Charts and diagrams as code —
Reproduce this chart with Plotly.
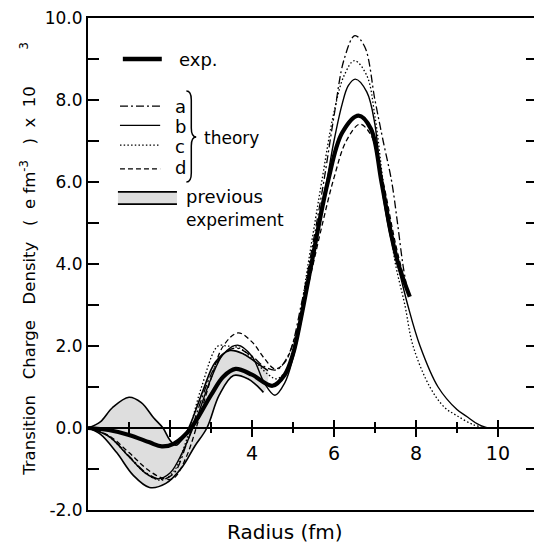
import plotly.graph_objects as go

# ---------------- data ----------------
exp_x = [0, 0.5, 1.0, 1.5, 1.8, 2.1, 2.5, 3.0, 3.3, 3.6, 4.0, 4.5, 4.8, 5.0, 5.2, 5.45, 5.85, 6.2, 6.6, 6.9, 7.16, 7.4, 7.57, 7.85]
exp_y = [0, -0.05, -0.17, -0.35, -0.45, -0.38, -0.02, 0.8, 1.25, 1.44, 1.3, 1.03, 1.3, 1.8, 2.7, 4.0, 6.0, 7.2, 7.62, 7.3, 6.0, 4.7, 4.0, 3.2]

a_x = [0, 0.5, 1.0, 1.4, 1.8, 2.1, 2.4, 2.7, 3.0, 3.3, 3.6, 4.0, 4.3, 4.6, 4.9, 5.2, 5.45, 5.75, 6.0, 6.25, 6.51, 6.75, 7.0, 7.2, 7.41, 7.55, 7.68, 7.8]
a_y = [0, -0.2, -0.68, -1.08, -1.25, -1.1, -0.4, 0.5, 1.3, 1.8, 1.95, 1.75, 1.5, 1.42, 1.8, 3.0, 4.3, 6.0, 7.6, 9.0, 9.57, 9.3, 8.0, 7.0, 6.0, 5.0, 4.0, 3.3]

b_x = [0, 0.5, 1.0, 1.4, 1.7, 2.0, 2.3, 2.6, 3.0, 3.3, 3.65, 4.0, 4.3, 4.56, 4.8, 5.0, 5.2, 5.45, 5.65, 5.82, 6.0, 6.2, 6.35, 6.52, 6.8, 7.0, 7.15, 7.35, 7.55, 7.8, 8.1, 8.54, 9.0, 9.24, 9.5, 9.75]
b_y = [0, -0.2, -0.7, -1.1, -1.24, -1.1, -0.6, 0.1, 1.2, 1.8, 2.02, 1.75, 1.1, 0.8, 1.1, 1.7, 2.6, 4.0, 5.2, 6.0, 7.0, 7.9, 8.35, 8.51, 8.2, 7.4, 6.0, 4.8, 4.0, 3.0, 2.0, 1.0, 0.45, 0.28, 0.1, 0]

c_x = [0, 0.5, 1.0, 1.4, 1.8, 2.1, 2.4, 2.77, 3.17, 3.4, 3.7, 4.0, 4.4, 4.6, 4.8, 5.0, 5.2, 5.37, 5.55, 5.7, 6.0, 6.25, 6.5, 6.8, 7.0, 7.2, 7.35, 7.5, 7.73, 7.93, 8.34, 8.7, 9.0, 9.4, 9.7]
c_y = [0, -0.2, -0.7, -1.1, -1.27, -1.05, -0.3, 1.0, 2.0, 2.0, 1.95, 1.7, 1.3, 1.2, 1.35, 1.75, 2.9, 4.0, 5.1, 6.0, 7.7, 8.6, 8.96, 8.6, 7.6, 6.0, 5.0, 4.0, 3.0, 2.0, 1.0, 0.5, 0.3, 0.08, 0]

d_x = [0, 0.5, 1.0, 1.5, 1.9, 2.1, 2.4, 2.7, 3.0, 3.3, 3.66, 4.0, 4.3, 4.56, 4.8, 5.1, 5.4, 5.7, 6.0, 6.3, 6.63, 6.9, 7.2, 7.5, 7.8]
d_y = [0, -0.18, -0.6, -1.05, -1.25, -1.22, -0.7, 0.2, 1.2, 2.0, 2.32, 2.1, 1.7, 1.44, 1.6, 2.4, 3.6, 4.9, 6.1, 7.0, 7.41, 7.15, 6.0, 4.5, 3.3]

band_up_x = [0, 0.3, 0.6, 1.0, 1.3, 1.6, 1.83, 2.0, 2.15, 2.35, 2.5, 2.8, 3.1, 3.46, 3.8, 4.1, 4.39]
band_up_y = [0, 0.15, 0.5, 0.75, 0.62, 0.25, 0, -0.3, -0.42, -0.2, 0.1, 0.9, 1.6, 1.89, 1.8, 1.6, 1.4]
band_lo_x = [0, 0.3, 0.7, 1.1, 1.5, 1.9, 2.3, 2.6, 2.9, 3.2, 3.55, 3.9, 4.1, 4.28]
band_lo_y = [0, -0.15, -0.6, -1.15, -1.45, -1.35, -0.95, -0.45, 0, 0.8, 1.28, 1.2, 1.05, 0.87]

x_major = [2, 4, 6, 8, 10]
x_major_text = ["", "4", "6", "8", "10"]
x_minor = [1, 3, 5, 7, 9]
y_ticks = list(range(-2, 11))
y_tick_text = ["-2.0", "", "0.0", "", "2.0", "", "4.0", "", "6.0", "", "8.0", "", "10.0"]

# ---------------- figure ----------------
FONT = "DejaVu Sans"
GRAY = "rgb(222,222,222)"
BLK = "black"
XR = [0, 10.88]
YR = [-2, 10]
NB = "\u00a0"

fig = go.Figure()

# previous experiment band
fig.add_trace(go.Scatter(x=band_up_x + band_lo_x[::-1], y=band_up_y + band_lo_y[::-1],
                         mode="lines", fill="toself", fillcolor=GRAY,
                         line=dict(width=0, shape="spline"), hoverinfo="skip"))
for bx, by in [(band_up_x, band_up_y), (band_lo_x, band_lo_y)]:
    fig.add_trace(go.Scatter(x=bx, y=by, mode="lines",
                             line=dict(color=BLK, width=1.6, shape="spline"), hoverinfo="skip"))

# theory curves
fig.add_trace(go.Scatter(x=a_x, y=a_y, mode="lines",
                         line=dict(color=BLK, width=1.3, dash="8px,3px,2px,3px", shape="spline")))
fig.add_trace(go.Scatter(x=b_x, y=b_y, mode="lines",
                         line=dict(color=BLK, width=1.4, shape="spline")))
fig.add_trace(go.Scatter(x=c_x, y=c_y, mode="lines",
                         line=dict(color=BLK, width=1.3, dash="1.5px,2.2px", shape="spline")))
fig.add_trace(go.Scatter(x=d_x, y=d_y, mode="lines",
                         line=dict(color=BLK, width=1.3, dash="5px,3px", shape="spline")))
# experiment
fig.add_trace(go.Scatter(x=exp_x, y=exp_y, mode="lines",
                         line=dict(color=BLK, width=4.2, shape="spline")))

# dummy traces for overlay axes
fig.add_trace(go.Scatter(x=[None], y=[None], xaxis="x2", yaxis="y", hoverinfo="skip"))
fig.add_trace(go.Scatter(x=[None], y=[None], xaxis="x3", yaxis="y", hoverinfo="skip"))
fig.add_trace(go.Scatter(x=[None], y=[None], xaxis="x", yaxis="y2", hoverinfo="skip"))

# ---------------- legend (drawn) ----------------
shapes = []
def seg(x0, x1, y, width, dash="solid"):
    shapes.append(dict(type="line", xref="x", yref="y", x0=x0, x1=x1, y0=y, y1=y,
                       line=dict(color=BLK, width=width, dash=dash)))
seg(0.85, 1.80, 9.0, 4.5)
seg(0.78, 1.76, 7.85, 1.3, "8px,3px,2px,3px")
seg(0.78, 1.76, 7.38, 1.4)
seg(0.78, 1.76, 6.9, 1.3, "1.5px,2.2px")
seg(0.78, 1.76, 6.32, 1.3, "5px,3px")
shapes.append(dict(type="rect", xref="x", yref="y", x0=0.73, x1=2.17, y0=5.46, y1=5.76,
                   fillcolor=GRAY, line=dict(width=0), layer="below"))
seg(0.73, 2.17, 5.76, 1.6)
seg(0.73, 2.17, 5.46, 1.6)
# brace
shapes.append(dict(type="path", xref="x", yref="y",
                   path="M 2.40,8.22 Q 2.52,8.22 2.52,8.0 L 2.52,7.32 Q 2.52,7.1 2.64,7.1 "
                        "Q 2.52,7.1 2.52,6.88 L 2.52,6.22 Q 2.52,6.0 2.40,6.0",
                   line=dict(color=BLK, width=1.5)))

ann = []
def txt(x, y, s, size=18):
    ann.append(dict(x=x, y=y, xref="x", yref="y", text=s, showarrow=False,
                    xanchor="left", yanchor="middle", font=dict(family=FONT, size=size, color=BLK)))
txt(2.18, 8.98, "exp.")
txt(2.08, 7.84, "a")
txt(2.08, 7.36, "b")
txt(2.08, 6.86, "c")
txt(2.08, 6.36, "d")
txt(2.78, 7.08, "theory", 17)
txt(2.35, 5.64, "previous", 18)
txt(2.35, 5.08, "experiment", 17)

# axis titles
ytitle = ("Transition" + NB * 3 + "Charge" + NB * 3 + "Density" + NB * 3 + "(" + NB * 2 + "e" + NB
          + "fm<sup>-3</sup>" + NB * 3 + ")" + NB * 2 + "x" + NB * 2 + "10" + NB * 7 + "<sup>3</sup>")
ann.append(dict(xref="paper", yref="paper", x=-0.135, y=0.51, xanchor="center", yanchor="middle",
                textangle=-90, showarrow=False, text=ytitle,
                font=dict(family=FONT, size=16.5, color=BLK)))
ann.append(dict(xref="paper", yref="paper", x=(285 - 88) / 446, y=-0.045, xanchor="center", yanchor="middle",
                showarrow=False, text="Radius" + NB + "(fm)", font=dict(family=FONT, size=20, color=BLK)))

fig.update_layout(
    width=534, height=544,
    margin=dict(l=88, r=0, t=18, b=34),
    paper_bgcolor="white", plot_bgcolor="white",
    showlegend=False,
    shapes=shapes, annotations=ann,
    xaxis=dict(range=XR, showgrid=False, zeroline=False, showline=True, mirror=True,
               linecolor=BLK, linewidth=2, ticks="", showticklabels=False),
    xaxis2=dict(range=XR, overlaying="x", anchor="free", position=1/6, showgrid=False, zeroline=False,
                showline=True, linecolor=BLK, linewidth=1.5,
                tickmode="array", tickvals=x_major, ticktext=x_major_text,
                ticks="outside", ticklen=8, tickwidth=1.5, tickcolor=BLK,
                minor=dict(tickmode="array", tickvals=x_minor, ticks="outside", ticklen=4,
                           tickwidth=1.5, tickcolor=BLK),
                tickfont=dict(family=FONT, size=19, color=BLK)),
    xaxis3=dict(range=XR, overlaying="x", anchor="free", position=1/6, showgrid=False, zeroline=False,
                showline=False, tickmode="array", tickvals=x_major, ticks="inside", ticklen=8,
                tickwidth=1.5, tickcolor=BLK, showticklabels=False,
                minor=dict(tickmode="array", tickvals=x_minor, ticks="inside", ticklen=6,
                           tickwidth=1.5, tickcolor=BLK)),
    yaxis=dict(range=YR, showgrid=False, zeroline=False, showline=True, linecolor=BLK, linewidth=2,
               tickmode="array", tickvals=y_ticks, ticktext=y_tick_text,
               ticks="inside", ticklen=11, tickwidth=1.5, tickcolor=BLK,
               tickfont=dict(family=FONT, size=17, color=BLK)),
    yaxis2=dict(range=YR, overlaying="y", side="right", anchor="x", showgrid=False, zeroline=False,
                showline=False, tickmode="array", tickvals=y_ticks, ticks="inside", ticklen=8,
                tickwidth=1.5, tickcolor=BLK, showticklabels=False),
)

fig.write_html("out.html", config={"displayModeBar": False},
               post_script="document.body.style.margin='0';document.body.style.padding='0';")
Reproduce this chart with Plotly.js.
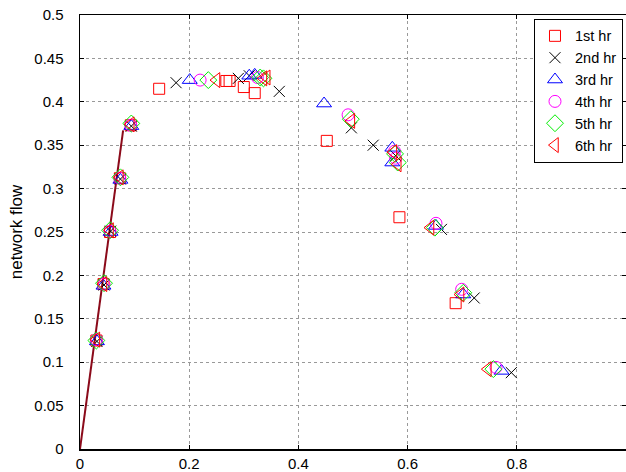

Set problem — Give again, please, precisely the lines that begin the records and run through the line with "0.28, 0.1, 0]" in it, keeping both end lines and dropping any pictures.

Output for this task —
Reproduce this chart with Plotly.
import plotly.graph_objects as go

# ---------------- data ----------------
exp_x = [0, 0.5, 1.0, 1.5, 1.8, 2.1, 2.5, 3.0, 3.3, 3.6, 4.0, 4.5, 4.8, 5.0, 5.2, 5.45, 5.85, 6.2, 6.6, 6.9, 7.16, 7.4, 7.57, 7.85]
exp_y = [0, -0.05, -0.17, -0.35, -0.45, -0.38, -0.02, 0.8, 1.25, 1.44, 1.3, 1.03, 1.3, 1.8, 2.7, 4.0, 6.0, 7.2, 7.62, 7.3, 6.0, 4.7, 4.0, 3.2]

a_x = [0, 0.5, 1.0, 1.4, 1.8, 2.1, 2.4, 2.7, 3.0, 3.3, 3.6, 4.0, 4.3, 4.6, 4.9, 5.2, 5.45, 5.75, 6.0, 6.25, 6.51, 6.75, 7.0, 7.2, 7.41, 7.55, 7.68, 7.8]
a_y = [0, -0.2, -0.68, -1.08, -1.25, -1.1, -0.4, 0.5, 1.3, 1.8, 1.95, 1.75, 1.5, 1.42, 1.8, 3.0, 4.3, 6.0, 7.6, 9.0, 9.57, 9.3, 8.0, 7.0, 6.0, 5.0, 4.0, 3.3]

b_x = [0, 0.5, 1.0, 1.4, 1.7, 2.0, 2.3, 2.6, 3.0, 3.3, 3.65, 4.0, 4.3, 4.56, 4.8, 5.0, 5.2, 5.45, 5.65, 5.82, 6.0, 6.2, 6.35, 6.52, 6.8, 7.0, 7.15, 7.35, 7.55, 7.8, 8.1, 8.54, 9.0, 9.24, 9.5, 9.75]
b_y = [0, -0.2, -0.7, -1.1, -1.24, -1.1, -0.6, 0.1, 1.2, 1.8, 2.02, 1.75, 1.1, 0.8, 1.1, 1.7, 2.6, 4.0, 5.2, 6.0, 7.0, 7.9, 8.35, 8.51, 8.2, 7.4, 6.0, 4.8, 4.0, 3.0, 2.0, 1.0, 0.45, 0.28, 0.1, 0]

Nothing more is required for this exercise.